Lots going on, most of it personal, most of which I choose not to talk about, but I’m in one of those stretches where life feels like an Asteroids game. (Not that most of you would remember Asteroids. It’s what passed for cutting edge video game technology in my salad days. You were captain of a little triangular space ship. Big chunks of space rocks would float across the screen and you had to maneuver amongst them, blasting them with your laser, which turned them into more numerous, smaller, faster space rocks, and then you had to maneuver amongst them and blast them with your laser, which turned them into more numerous, smaller, faster space rocks, and eventually you’d crash into one of them and die.)
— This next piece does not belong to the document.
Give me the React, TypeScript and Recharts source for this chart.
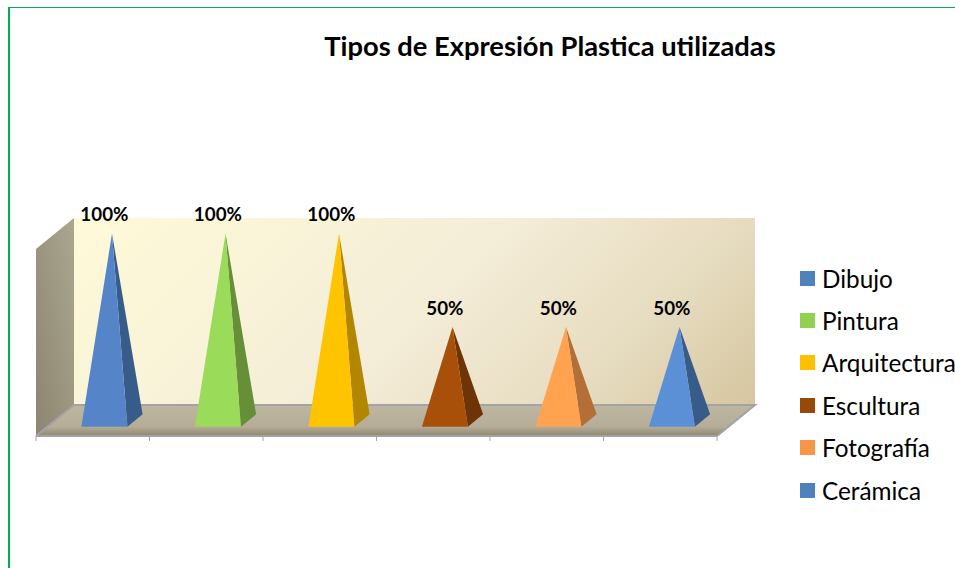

That Asteroids game was kind of addictive. Get into a good groove where you got all space psychic, you’re spinning your little triangle around and bulls-eyeing zipping space pebbles you could swear you hadn’t even SEEN yet, managing impossible cross-screen deflection shoots while simultaneously making an impossible s-turn between converging galactic boulders, so caught up in your mastery of the immediate, in the mad space scramble, that the larger meta issue never strikes you – that it’s just pointless chaos and no matter how good your run, it always ends the same way. Your last video-game life smashed into oblivion by a pretend space boulder. Game over.
It occurs to me that maybe that’s what this writing thing is all about, the meta question. Taking the Asteroids game of life and making sense out of it, finding a gestalt in it, a beginning, a middle, an end. Making stories for people that give them a little of that Asteroids adrenaline rush, that put them in captain’s seat of that tiny space triangle, but that turn those zipping space rocks into something other than all there is, something more than the inevitable end. That turn them into obstacles overcome on the way to some purpose, some goal, some reason that this all makes sense.
I hear that’s what they do with video games now – give them stories. You still get to zip around a shoot shit, I guess. But you’ve got something to accomplish. That’s what I’m told. I wouldn’t know.
I’m still stuck in the Asteroids universe, trying to make sense out of it, but I haven’t got time. Up to my ass in space rocks in the vast indifference of heaven.